# Radio-frequency modulation and Bessel functions¶

This example demonstrates the basic use of modulators and amplitude detectors for detecting specific frequency components of the light field.

## The optical configuration¶

The optical layout simply consists of a laser, an electro-optical Modulator (EOM) and three AmplitudeDetectors. Note that all three detectors are connected to the same node and thus probe the same field amplitude.

## The Finesse model¶

import finesse
finesse.configure(plotting=True)

kat = finesse.Model()
kat.parse(
"""
# Laser with power 1W
laser L0 P=1
s s0 L0.p1 eom1.p1

# Phase modulator at 40kHz, with a modulation index of 0.05
mod eom1 f=40k midx=.05 order=5 mod_type=pm

# Three amplitude detectors, looking at the first three positive modulation
# sidebands

# Sweep the modulation index of the modulator from 0 to 10
xaxis(eom1.midx, lin, 0, 10, 300)
"""
)


A laser beam is passed through an electro-optical modulator (EOM) which applies a phase modulation with a frequency of 40 kHz and a modulation index of 0.05. The modulator is set such that up to five orders or sidebands will be created (at plus/minus 40, 80, 120, 160 and 200 kHz respectively).
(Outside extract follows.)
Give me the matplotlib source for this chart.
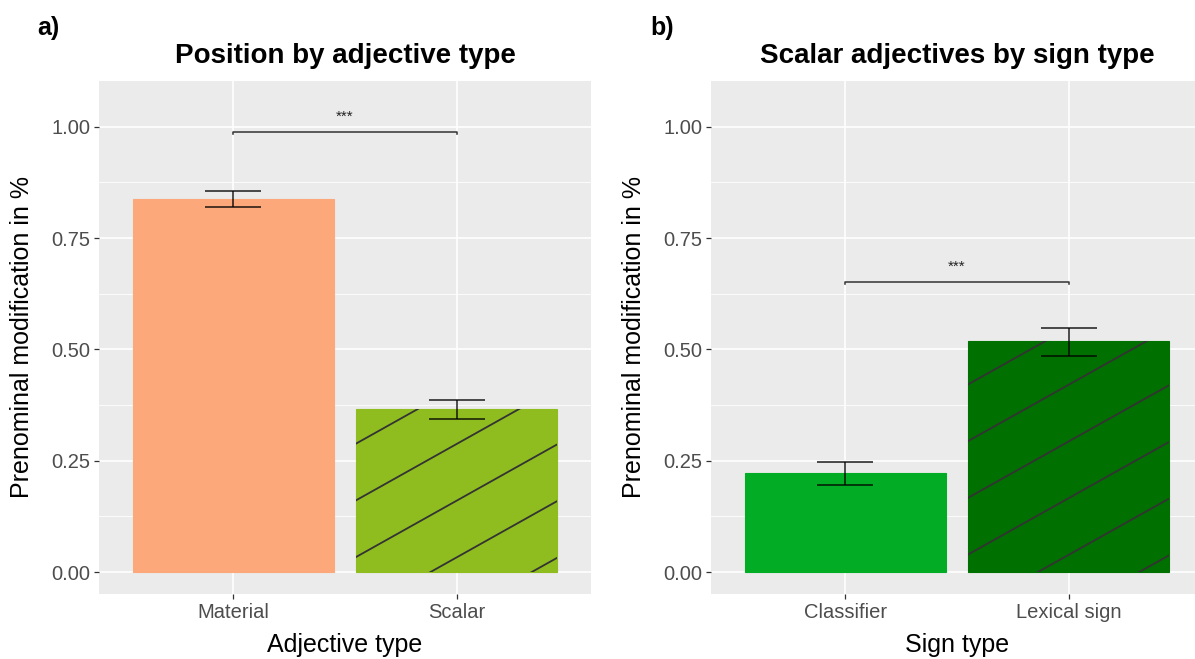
import matplotlib
matplotlib.use('Agg')
import matplotlib.pyplot as plt
from matplotlib.transforms import IdentityTransform
from matplotlib.lines import Line2D

plt.rcParams['font.family'] = ['Liberation Sans', 'DejaVu Sans']

# --- data (panel a) ---
adj_types = ['Material', 'Scalar']
adj_mean = [0.839, 0.366]
adj_low = [0.820, 0.344]
adj_high = [0.856, 0.386]
adj_colors = ['#FDA87A', '#8FBD1F']
adj_sig_y = 0.989

# --- data (panel b) ---
sign_types = ['Classifier', 'Lexical sign']
sign_mean = [0.223, 0.519]
sign_low = [0.196, 0.486]
sign_high = [0.247, 0.548]
sign_colors = ['#02AC24', '#007000']
sign_sig_y = 0.651

hatched = [False, True]
yticks = [0.0, 0.25, 0.5, 0.75, 1.0]

W, H = 1195, 659
fig = plt.figure(figsize=(W / 100, H / 100), dpi=100)
ax1 = fig.add_axes([99 / W, 1 - 594 / H, 492 / W, 513 / H])
ax2 = fig.add_axes([711 / W, 1 - 594 / H, 492 / W, 513 / H])


def stripes(ax, bar, x0, x1, top):
    # sparse diagonal stripes (ggpattern look), drawn in pixel space, clipped to bar
    (px0, py0), (px1, py1) = ax.transData.transform([(x0, 0), (x1, top)])
    slope = 0.56
    for k in range(60):
        c = 19.3 + 56.7 * k
        ya = H - (c - slope * px0)
        yb = H - (c - slope * px1)
        if max(ya, yb) < py0 or min(ya, yb) > py1:
            continue
        ln = Line2D([px0, px1], [ya, yb], transform=IdentityTransform(),
                    color='#333333', lw=1.3, zorder=2.5)
        ln.set_clip_path(bar)
        fig.add_artist(ln)


def panel(ax, cats, means, lo, hi, colors, sig_y, title, xlabel):
    x = list(range(1, len(cats) + 1))
    ax.set_facecolor('#EBEBEB')
    for s in ax.spines.values():
        s.set_visible(False)
    ax.set_xlim(0.4, 2.6)
    ax.set_ylim(-0.0494, 1.103)
    ax.set_xticks(x)
    ax.set_xticklabels(cats)
    ax.set_yticks(yticks)
    ax.set_yticklabels(['%.2f' % v for v in yticks])
    ax.set_yticks([0.125, 0.375, 0.625, 0.875], minor=True)
    ax.set_axisbelow(True)
    ax.grid(which='major', color='white', lw=1.2)
    ax.grid(which='minor', axis='y', color='white', lw=0.6)
    ax.tick_params(which='major', length=3.5, width=0.9, color='#333333',
                   labelcolor='#4D4D4D', labelsize=14.5)
    ax.tick_params(axis='x', pad=3)
    ax.tick_params(axis='y', pad=2.5)
    ax.tick_params(which='minor', length=0)

    bars = ax.bar(x, means, width=0.9, color=colors, edgecolor=colors,
                  linewidth=0.8, zorder=2)
    for i, b in enumerate(bars):
        if hatched[i]:
            stripes(ax, b, x[i] - 0.45, x[i] + 0.45, means[i])

    # error bars
    ax.vlines(x, lo, hi, color='black', alpha=0.75, lw=1.3, zorder=3)
    ax.hlines(lo, [v - 0.125 for v in x], [v + 0.125 for v in x],
              color='black', alpha=0.75, lw=1.3, zorder=3)
    ax.hlines(hi, [v - 0.125 for v in x], [v + 0.125 for v in x],
              color='black', alpha=0.75, lw=1.3, zorder=3)

    # significance bracket
    ax.plot([x[0], x[0], x[1], x[1]], [sig_y - 0.005, sig_y, sig_y, sig_y - 0.005],
            color='#333333', lw=1.1, zorder=3)
    ax.text((x[0] + x[1]) / 2, sig_y + 0.034, '***', ha='center', va='center',
            fontsize=11, color='#222222')

    ax.set_title(title, fontsize=20, fontweight='bold', pad=13)
    ax.set_xlabel(xlabel, fontsize=18, va='center')
    ax.xaxis.set_label_coords(0.5, -0.099)
    ax.set_ylabel('Prenominal modification in %', fontsize=18, va='center')
    ax.yaxis.set_label_coords(-0.156, 0.5)


panel(ax1, adj_types, adj_mean, adj_low, adj_high, adj_colors, adj_sig_y,
      'Position by adjective type', 'Adjective type')
panel(ax2, sign_types, sign_mean, sign_low, sign_high, sign_colors, sign_sig_y,
      'Scalar adjectives by sign type', 'Sign type')

fig.text(37 / W, 1 - 35 / H, 'a)', fontsize=18, fontweight='bold', va='baseline')
fig.text(650 / W, 1 - 35 / H, 'b)', fontsize=18, fontweight='bold', va='baseline')

fig.savefig('out.png', dpi=100)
The modulated beam is then detected with three amplitude detectors, each of which is set to a particular frequency. This means, for example, that the detector bessel2 can only ‘see’ the sideband at +80 kHz and no other part of the beam.

## Output plots¶

out = kat.run()
out.plot();


Phase modulation (with up to five higher harmonics) is applied to a laser beam and amplitude detectors are used to measure the field at the first three harmonics. The three traces show the amplitude of the single sidebands at 40kHz, 80 kHz and 120 kHz as a function of the modulation index at the modulator. The sideband amplitude are given as Bessel functions of the first kind $$J_n(m)$$ with $$n$$ being the sideband order and $$m$$ the modulation index.